## [WHAT NEEDS TO BE DONE]
Copy the material that follows word for word and omit its pictures.

## [STORED DATA]

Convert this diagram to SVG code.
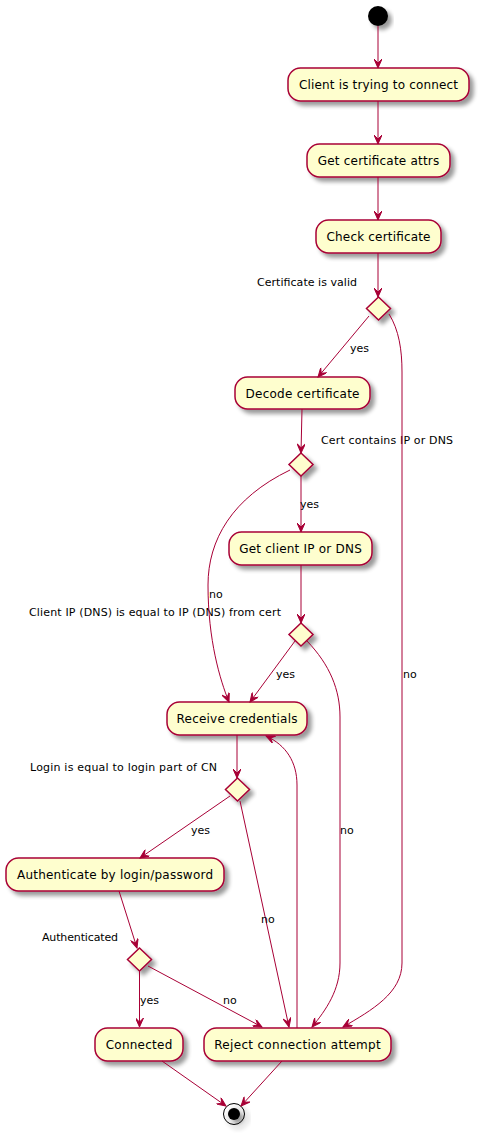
<svg xmlns="http://www.w3.org/2000/svg" width="481" height="1135" viewBox="0 0 481 1135">
<style>
.act rect{fill:#FEFECE;stroke:#A80036;stroke-width:1.5}
.act text{font-family:"DejaVu Sans",sans-serif;font-size:12px;fill:#000;text-anchor:middle}
.dec polygon{fill:#FEFECE;stroke:#A80036;stroke-width:1.5}
.lbl{font-family:"DejaVu Sans",sans-serif;font-size:11px;fill:#000}
.conn path{fill:none;stroke:#A80036;stroke-width:1;marker-end:url(#arr)}
</style>
<defs>
<filter id="sh" x="-20%" y="-20%" width="150%" height="160%">
<feGaussianBlur in="SourceAlpha" stdDeviation="2"/>
<feOffset dx="4" dy="4" result="b"/>
<feComponentTransfer><feFuncA type="linear" slope="0.4"/></feComponentTransfer>
<feMerge><feMergeNode/><feMergeNode in="SourceGraphic"/></feMerge>
</filter>
<marker id="arr" viewBox="0 0 11 8" refX="10" refY="4" markerWidth="11" markerHeight="8" markerUnits="userSpaceOnUse" orient="auto">
<path d="M10,4 L1,0 L5,4 L1,8 Z" fill="#A80036" stroke="#A80036" stroke-width="1"/>
</marker>
</defs>

<g id="start"><circle cx="378" cy="16" r="10" fill="#000" filter="url(#sh)"/></g>

<g id="n1" class="act"><rect x="288" y="68" width="181" height="33" rx="12.5" filter="url(#sh)"/><text x="378.5" y="89" textLength="159" lengthAdjust="spacing">Client is trying to connect</text></g>
<g id="n2" class="act"><rect x="307" y="144" width="143" height="33" rx="12.5" filter="url(#sh)"/><text x="378.5" y="165" textLength="121.5" lengthAdjust="spacing">Get certificate attrs</text></g>
<g id="n3" class="act"><rect x="316" y="220" width="125" height="33" rx="12.5" filter="url(#sh)"/><text x="378.5" y="241" textLength="104" lengthAdjust="spacing">Check certificate</text></g>

<g id="d1" class="dec"><polygon points="378.5,297 390.5,308.5 378.5,320 366.5,308.5" filter="url(#sh)"/></g>
<text class="lbl" x="257" y="286" textLength="100" lengthAdjust="spacing">Certificate is valid</text>

<g id="n4" class="act"><rect x="235" y="377" width="135" height="32" rx="12.5" filter="url(#sh)"/><text x="302.5" y="397.5" textLength="114" lengthAdjust="spacing">Decode certificate</text></g>

<g id="d2" class="dec"><polygon points="301,453 313,464.5 301,476 289,464.5" filter="url(#sh)"/></g>
<text class="lbl" x="321" y="444" textLength="132" lengthAdjust="spacing">Cert contains IP or DNS</text>

<g id="n5" class="act"><rect x="229" y="532" width="143" height="33" rx="12.5" filter="url(#sh)"/><text x="300.5" y="553" textLength="122.5" lengthAdjust="spacing">Get client IP or DNS</text></g>

<g id="d3" class="dec"><polygon points="301,623 313,634.5 301,646 289,634.5" filter="url(#sh)"/></g>
<text class="lbl" x="29" y="616" textLength="252" lengthAdjust="spacing">Client IP (DNS) is equal to IP (DNS) from cert</text>

<g id="n6" class="act"><rect x="167" y="702" width="140" height="33" rx="12.5" filter="url(#sh)"/><text x="237" y="723" textLength="121" lengthAdjust="spacing">Receive credentials</text></g>

<g id="d4" class="dec"><polygon points="237.5,778 249.5,789.5 237.5,801 225.5,789.5" filter="url(#sh)"/></g>
<text class="lbl" x="30" y="771" textLength="187" lengthAdjust="spacing">Login is equal to login part of CN</text>

<g id="n7" class="act"><rect x="6" y="858" width="218" height="33" rx="12.5" filter="url(#sh)"/><text x="115" y="879" textLength="196" lengthAdjust="spacing">Authenticate by login/password</text></g>

<g id="d5" class="dec"><polygon points="139.5,948 151.5,959.5 139.5,971 127.5,959.5" filter="url(#sh)"/></g>
<text class="lbl" x="42" y="941" textLength="76" lengthAdjust="spacing">Authenticated</text>

<g id="n8" class="act"><rect x="95" y="1028" width="88" height="33" rx="12.5" filter="url(#sh)"/><text x="139" y="1049" textLength="66.5" lengthAdjust="spacing">Connected</text></g>
<g id="n9" class="act"><rect x="204" y="1028" width="187" height="33" rx="12.5" filter="url(#sh)"/><text x="297.5" y="1049" textLength="166.5" lengthAdjust="spacing">Reject connection attempt</text></g>

<g id="end" filter="url(#sh)"><circle cx="234" cy="1114" r="10.5" fill="none" stroke="#000" stroke-width="1"/><circle cx="234" cy="1114" r="6" fill="#000"/></g>

<g id="connectors" class="conn">
<path d="M378,26 L378,68"/>
<path d="M378,101 L378,144"/>
<path d="M378,177 L378,220"/>
<path d="M378,253 L378,297"/>
<path d="M369,316 L318,377"/>
<path d="M389,314 C399,330 402,350 402,372 L402,963 C402,993 372,1010 343,1027"/>
<path d="M302,409 L301,453"/>
<path d="M301,476 L301,532"/>
<path d="M290,470 C232,498 208,540 208,585 C208,640 220,680 229,702"/>
<path d="M301,565 L301,623"/>
<path d="M295,641 L250,702"/>
<path d="M307,641 C330,665 340,690 340,717 L340,963 C340,990 326,1010 312,1027"/>
<path d="M237,735 L237,778"/>
<path d="M297,1028 L297,785 C297,762 286,745 266,736"/>
<path d="M230,796 L140,858"/>
<path d="M240,801 L289,1027"/>
<path d="M119,891 L137,948"/>
<path d="M139.5,971 L139.5,1027"/>
<path d="M148,966 L262,1027"/>
<path d="M162,1061 L226,1106"/>
<path d="M282,1061 L241,1106"/>
</g>

<text class="lbl" x="350" y="352">yes</text>
<text class="lbl" x="403" y="678">no</text>
<text class="lbl" x="300" y="508">yes</text>
<text class="lbl" x="209" y="598">no</text>
<text class="lbl" x="276" y="678">yes</text>
<text class="lbl" x="340" y="834">no</text>
<text class="lbl" x="191" y="834">yes</text>
<text class="lbl" x="261" y="923">no</text>
<text class="lbl" x="140" y="1004">yes</text>
<text class="lbl" x="223" y="1004">no</text>
</svg>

## [OUTPUT BELOW]
Convert this diagram to SVG code.
<svg xmlns="http://www.w3.org/2000/svg" width="481" height="1135" viewBox="0 0 481 1135">
<style>
.act rect{fill:#FEFECE;stroke:#A80036;stroke-width:1.5}
.act text{font-family:"DejaVu Sans",sans-serif;font-size:12px;fill:#000;text-anchor:middle}
.dec polygon{fill:#FEFECE;stroke:#A80036;stroke-width:1.5}
.lbl{font-family:"DejaVu Sans",sans-serif;font-size:11px;fill:#000}
.conn path{fill:none;stroke:#A80036;stroke-width:1;marker-end:url(#arr)}
</style>
<defs>
<filter id="sh" x="-20%" y="-20%" width="150%" height="160%">
<feGaussianBlur in="SourceAlpha" stdDeviation="2"/>
<feOffset dx="4" dy="4" result="b"/>
<feComponentTransfer><feFuncA type="linear" slope="0.4"/></feComponentTransfer>
<feMerge><feMergeNode/><feMergeNode in="SourceGraphic"/></feMerge>
</filter>
<marker id="arr" viewBox="0 0 11 8" refX="10" refY="4" markerWidth="11" markerHeight="8" markerUnits="userSpaceOnUse" orient="auto">
<path d="M10,4 L1,0 L5,4 L1,8 Z" fill="#A80036" stroke="#A80036" stroke-width="1"/>
</marker>
</defs>

<g id="start"><circle cx="378" cy="16" r="10" fill="#000" filter="url(#sh)"/></g>

<g id="n1" class="act"><rect x="288" y="68" width="181" height="33" rx="12.5" filter="url(#sh)"/><text x="378.5" y="89" textLength="159" lengthAdjust="spacing">Client is trying to connect</text></g>
<g id="n2" class="act"><rect x="307" y="144" width="143" height="33" rx="12.5" filter="url(#sh)"/><text x="378.5" y="165" textLength="121.5" lengthAdjust="spacing">Get certificate attrs</text></g>
<g id="n3" class="act"><rect x="316" y="220" width="125" height="33" rx="12.5" filter="url(#sh)"/><text x="378.5" y="241" textLength="104" lengthAdjust="spacing">Check certificate</text></g>

<g id="d1" class="dec"><polygon points="378.5,297 390.5,308.5 378.5,320 366.5,308.5" filter="url(#sh)"/></g>
<text class="lbl" x="257" y="286" textLength="100" lengthAdjust="spacing">Certificate is valid</text>

<g id="n4" class="act"><rect x="235" y="377" width="135" height="32" rx="12.5" filter="url(#sh)"/><text x="302.5" y="397.5" textLength="114" lengthAdjust="spacing">Decode certificate</text></g>

<g id="d2" class="dec"><polygon points="301,453 313,464.5 301,476 289,464.5" filter="url(#sh)"/></g>
<text class="lbl" x="321" y="444" textLength="132" lengthAdjust="spacing">Cert contains IP or DNS</text>

<g id="n5" class="act"><rect x="229" y="532" width="143" height="33" rx="12.5" filter="url(#sh)"/><text x="300.5" y="553" textLength="122.5" lengthAdjust="spacing">Get client IP or DNS</text></g>

<g id="d3" class="dec"><polygon points="301,623 313,634.5 301,646 289,634.5" filter="url(#sh)"/></g>
<text class="lbl" x="29" y="616" textLength="252" lengthAdjust="spacing">Client IP (DNS) is equal to IP (DNS) from cert</text>

<g id="n6" class="act"><rect x="167" y="702" width="140" height="33" rx="12.5" filter="url(#sh)"/><text x="237" y="723" textLength="121" lengthAdjust="spacing">Receive credentials</text></g>

<g id="d4" class="dec"><polygon points="237.5,778 249.5,789.5 237.5,801 225.5,789.5" filter="url(#sh)"/></g>
<text class="lbl" x="30" y="771" textLength="187" lengthAdjust="spacing">Login is equal to login part of CN</text>

<g id="n7" class="act"><rect x="6" y="858" width="218" height="33" rx="12.5" filter="url(#sh)"/><text x="115" y="879" textLength="196" lengthAdjust="spacing">Authenticate by login/password</text></g>

<g id="d5" class="dec"><polygon points="139.5,948 151.5,959.5 139.5,971 127.5,959.5" filter="url(#sh)"/></g>
<text class="lbl" x="42" y="941" textLength="76" lengthAdjust="spacing">Authenticated</text>

<g id="n8" class="act"><rect x="95" y="1028" width="88" height="33" rx="12.5" filter="url(#sh)"/><text x="139" y="1049" textLength="66.5" lengthAdjust="spacing">Connected</text></g>
<g id="n9" class="act"><rect x="204" y="1028" width="187" height="33" rx="12.5" filter="url(#sh)"/><text x="297.5" y="1049" textLength="166.5" lengthAdjust="spacing">Reject connection attempt</text></g>

<g id="end" filter="url(#sh)"><circle cx="234" cy="1114" r="10.5" fill="none" stroke="#000" stroke-width="1"/><circle cx="234" cy="1114" r="6" fill="#000"/></g>

<g id="connectors" class="conn">
<path d="M378,26 L378,68"/>
<path d="M378,101 L378,144"/>
<path d="M378,177 L378,220"/>
<path d="M378,253 L378,297"/>
<path d="M369,316 L318,377"/>
<path d="M389,314 C399,330 402,350 402,372 L402,963 C402,993 372,1010 343,1027"/>
<path d="M302,409 L301,453"/>
<path d="M301,476 L301,532"/>
<path d="M290,470 C232,498 208,540 208,585 C208,640 220,680 229,702"/>
<path d="M301,565 L301,623"/>
<path d="M295,641 L250,702"/>
<path d="M307,641 C330,665 340,690 340,717 L340,963 C340,990 326,1010 312,1027"/>
<path d="M237,735 L237,778"/>
<path d="M297,1028 L297,785 C297,762 286,745 266,736"/>
<path d="M230,796 L140,858"/>
<path d="M240,801 L289,1027"/>
<path d="M119,891 L137,948"/>
<path d="M139.5,971 L139.5,1027"/>
<path d="M148,966 L262,1027"/>
<path d="M162,1061 L226,1106"/>
<path d="M282,1061 L241,1106"/>
</g>

<text class="lbl" x="350" y="352">yes</text>
<text class="lbl" x="403" y="678">no</text>
<text class="lbl" x="300" y="508">yes</text>
<text class="lbl" x="209" y="598">no</text>
<text class="lbl" x="276" y="678">yes</text>
<text class="lbl" x="340" y="834">no</text>
<text class="lbl" x="191" y="834">yes</text>
<text class="lbl" x="261" y="923">no</text>
<text class="lbl" x="140" y="1004">yes</text>
<text class="lbl" x="223" y="1004">no</text>
</svg>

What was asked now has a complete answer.